Unemployment Effects on Hiring
If your area has a high unemployment rate, you’ll get better acting performances from prospective employees. People who desperately need steady work and a steady paycheck will take almost any kind of job. They will also more adroit in selling the interviewer on why they should have the job.
With high unemployment, you’ll also run into overqualified applicants. No doubt, you can empathize with these people in their current dilemma. But you should also realize that once other opportunities open up that make it possible for them to cash in on their full qualifications, you will lose these employees.
- First, if people are working below their capacity, they are not challenged in the job.
- Second, they will soon be looking for a better job.
Knowing the unwillingness of most managers to hire overqualified workers, some desperate applicants will shade their qualifications on the application, so that their greater education or experience is hidden. If you are hiring overqualified people, be prepared to lose them unless you will be able to advance them to a position more aligned with their qualifications.
Get a Second or Third Opinion when Hiring
Never hesitate to ask colleagues you respect to interview a candidate you consider hiring. Once you have narrowed the field of candidates down to a few, more input is always helpful. A second or third perspective during the hiring process can often provide you with observations or insights you missed.
The more important a position, the more important it is that you make the right decision. Additional opinions will increase the chances that you hire the right individual.
Hiring an Underachiever
A comfort zone underachiever (CZU) is a person who is highly qualified but doesn’t like being challenged. There are many of them around, but very few admit to it. One of the main problems for CZUs is convincing you they genuinely
want to work at a position that seems far below their capacity. They often get burned, in that they’re not hired for jobs they want because they’re overqualified. They soon discover that the way to handle this is not to list all their qualifications on the job application.

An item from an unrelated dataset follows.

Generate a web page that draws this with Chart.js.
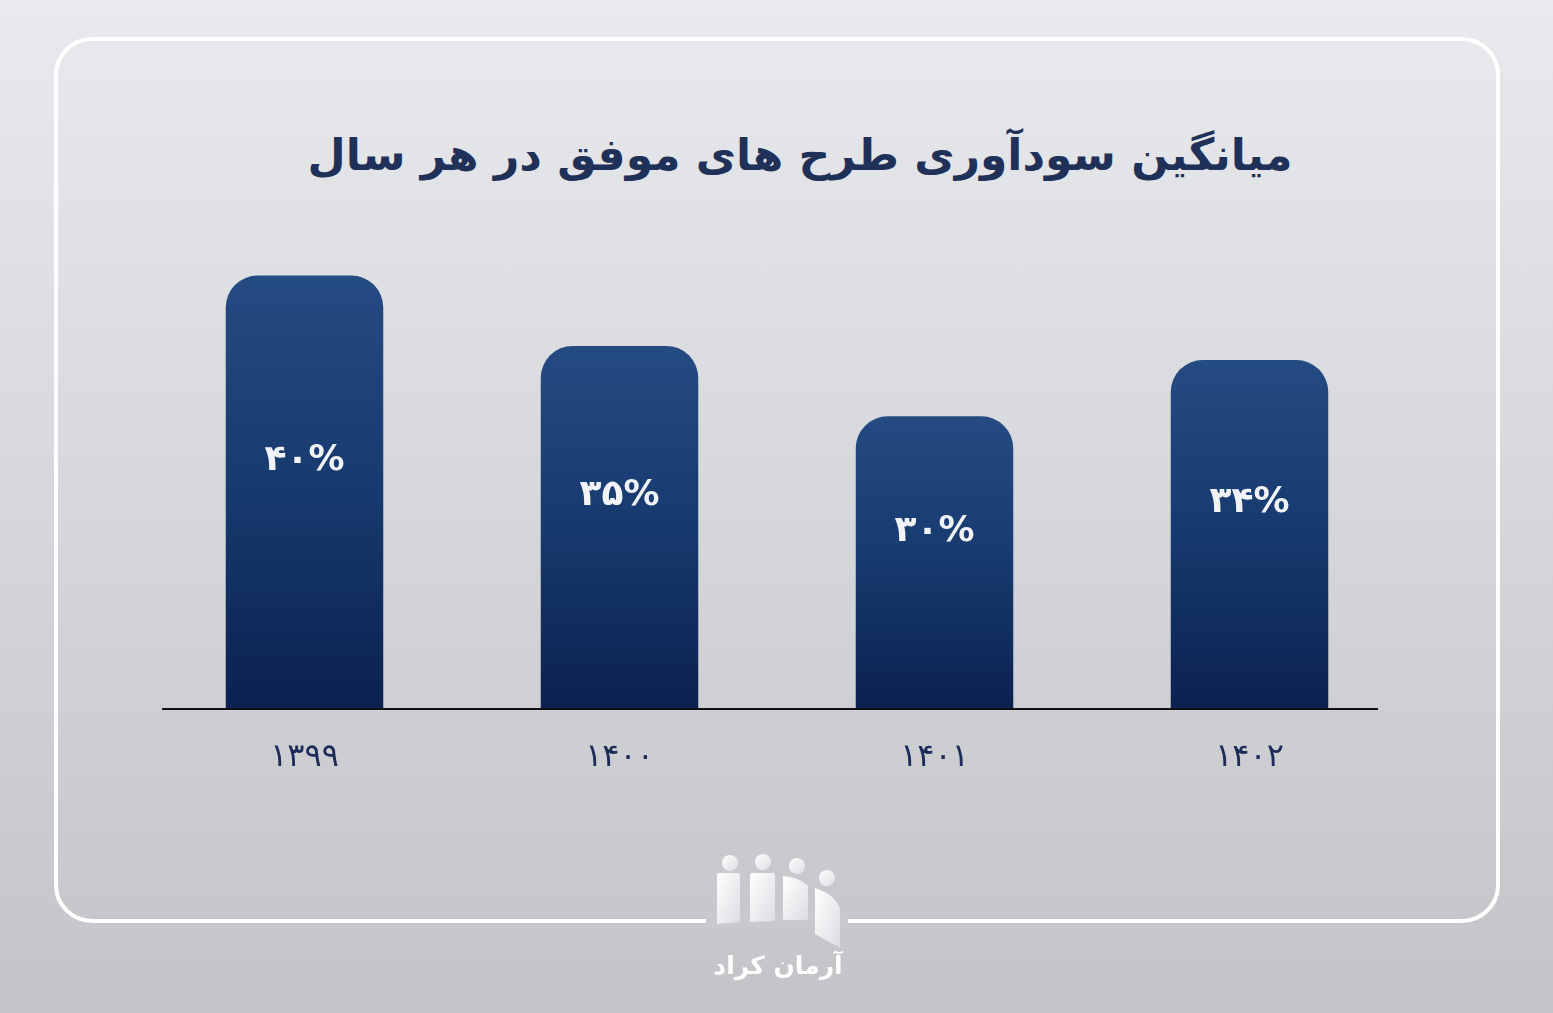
<!DOCTYPE html>
<html lang="fa">
<head>
<meta charset="utf-8">
<script src="https://cdn.jsdelivr.net/npm/chart.js@4.4.1/dist/chart.umd.min.js"></script>
<style>
    html, body { margin: 0; padding: 0; }
    body {
        width: 1553px; height: 1013px; overflow: hidden; position: relative;
        background: linear-gradient(180deg, #e9eaed 0%, #d6d7da 50%, #c3c4c8 100%);
        font-family: "DejaVu Sans", sans-serif;
    }
    .card {
        position: absolute; left: 54px; top: 37px; width: 1438px; height: 878px;
        border: 4px solid #ffffff; border-radius: 38px;
    }
    .gap {
        position: absolute; left: 706px; top: 912px; width: 142px; height: 16px;
        background: #c9cacd;
    }
    .title {
        position: absolute; left: 0; top: 129px; width: 1600px; text-align: center;
        direction: rtl; color: #1f3159; font-weight: bold; font-size: 44px;
    }
    #chart { position: absolute; left: 0; top: 0; }
    .logo { position: absolute; left: 706px; top: 850px; }
    .logo-text {
        position: absolute; left: 700px; top: 951px; width: 156px; text-align: center;
        direction: rtl; color: #ffffff; font-weight: bold; font-size: 25px;
    }
</style>
</head>
<body>
<div class="card"></div>
<div class="gap"></div>
<div class="title">میانگین سودآوری طرح های موفق در هر سال</div>
<canvas id="chart" width="1553" height="1013"></canvas>
<svg class="logo" width="142" height="100" viewBox="0 0 142 100">
    <defs>
        <linearGradient id="lg" x1="0" y1="0" x2="1" y2="1">
            <stop offset="0" stop-color="#ffffff"/>
            <stop offset="1" stop-color="#dcdde2"/>
        </linearGradient>
    </defs>
    <circle cx="24" cy="13" r="8" fill="url(#lg)"/>
    <circle cx="57" cy="12" r="8" fill="url(#lg)"/>
    <circle cx="91" cy="16" r="8" fill="url(#lg)"/>
    <circle cx="121" cy="28" r="8" fill="url(#lg)"/>
    <path d="M11 25 Q11 23 13 23 L32 23 Q34 23 34 25 L34 72 L11 74 Z" fill="url(#lg)"/>
    <path d="M44 25 Q44 23 46 23 L67 23 Q69 23 69 25 L69 71 L44 72 Z" fill="url(#lg)"/>
    <path d="M77 26 Q93 27 102 36 L102 70 L77 70 Z" fill="url(#lg)"/>
    <path d="M109 38 Q128 44 134 58 L134 98 L109 84 Z" fill="url(#lg)"/>
</svg>
<div class="logo-text">آرمان کراد</div>

<script>
// داده‌های نمودار
const years = ['1399', '1400', '1401', '1402'];
const profitValues = [40, 35, 30, 34];

function toPersianDigits(str) {
    const fa = ['۰', '۱', '۲', '۳', '۴', '۵', '۶', '۷', '۸', '۹'];
    return String(str).replace(/[0-9]/g, d => fa[d]);
}

// گرادیان هر ستون
function barGradient(context) {
    const chart = context.chart;
    const area = chart.chartArea;
    if (!area) return '#173468';
    const top = chart.scales.y.getPixelForValue(context.raw);
    const g = chart.ctx.createLinearGradient(0, top, 0, area.bottom);
    g.addColorStop(0, '#244b82');
    g.addColorStop(0.5, '#173a6e');
    g.addColorStop(1, '#0b2150');
    return g;
}

// خط پایه، برچسب سال‌ها و درصدها
const labelsPlugin = {
    id: 'labelsPlugin',
    afterDatasetsDraw(chart) {
        const ctx = chart.ctx;
        const area = chart.chartArea;
        const xScale = chart.scales.x;
        const meta = chart.getDatasetMeta(0);

        ctx.save();
        ctx.strokeStyle = '#111111';
        ctx.lineWidth = 2;
        ctx.beginPath();
        ctx.moveTo(area.left + 15, area.bottom + 1);
        ctx.lineTo(area.right - 29, area.bottom + 1);
        ctx.stroke();

        ctx.textAlign = 'center';
        ctx.textBaseline = 'middle';
        ctx.direction = 'ltr';

        meta.data.forEach((bar, i) => {
            const x = xScale.getPixelForTick(i);
            ctx.fillStyle = '#1c2c5a';
            ctx.font = '32px "DejaVu Sans"';
            ctx.fillText(toPersianDigits(years[i]), x, area.bottom + 50);

            const mid = (bar.y + area.bottom) / 2 - 31;
            ctx.fillStyle = '#f2f3f6';
            ctx.font = 'bold 36px "DejaVu Sans"';
            ctx.fillText(toPersianDigits(profitValues[i]) + '%', bar.x, mid);
        });
        ctx.restore();
    }
};

new Chart(document.getElementById('chart').getContext('2d'), {
    type: 'bar',
    data: {
        labels: years,
        datasets: [{
            data: profitValues,
            backgroundColor: barGradient,
            borderRadius: { topLeft: 32, topRight: 32, bottomLeft: 0, bottomRight: 0 },
            borderSkipped: false,
            categoryPercentage: 1,
            barPercentage: 0.5
        }]
    },
    options: {
        responsive: false,
        animation: false,
        layout: { padding: { left: 147, right: 146, top: 205, bottom: 305 } },
        plugins: { legend: { display: false }, tooltip: { enabled: false } },
        scales: {
            x: { display: false },
            y: { display: false, min: 9.3, max: 45 }
        }
    },
    plugins: [labelsPlugin]
});
</script>
</body>
</html>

The registered nurse who doesn’t want to practice nursing may not indicate her training in that field. She may trim her list of qualifications to fit the clerical job she wants.
Likewise, the schoolteacher who really can’t stand young children in a classroom environment may not list all his credentials.
Hiding previous work experience on the job application gets more difficult because the trained interviewer will zero in on any gaps during the hiring process.
So, if our teacher really wants the job of maintaining the facilities grounds and gardens, his application might show him as a member of the school’s “maintenance crew” rather than of its teaching staff.
Since you’re interested in getting ahead and managing other people, you may have difficulty understanding applicants with this kind of personality. Don’t underestimate them. They certainly aren’t stupid. They see work
from a different perspective than you do. It isn’t a matter of who’s right and who’s wrong. Each attitude is right for the person involved.
Consider the forty-five-year-old CZU dentist who regrets the decision to spend the rest of his life looking into people’s mouths and filling teeth.
There are many unhappy people working at unsuitable jobs and we should respect CZUs for having the courage to change their situation.
People resist change, and the combination of resisting change and knowing change is necessary leads to inner emotional conflict. That’s what psychologists call avoidance:
You’re trapped by having to choose between two unpleasant alternatives because by doing nothing you’re eating yourself alive.
The comfort-zone underachiever is trying to find ‘ ‘what’s right for me.’ The jobs CZUs take may be temporary; they’re at a crossroads in a period of reassessment. Often, they’re looking for a job that won’t divert them from their search. They are seeking a job requiring a minimum of attention, freeing them to think, to sort things out.
Often, they’ll go after a job that’s highly repetitive in nature that can be done accurately without effort, thus enabling them to have their thoughts elsewhere. Certain jobs in your own company would doubtless drive you bananas in two hours, but there are people who enjoy doing those jobs; it’s a matter of hiring the proper candidate.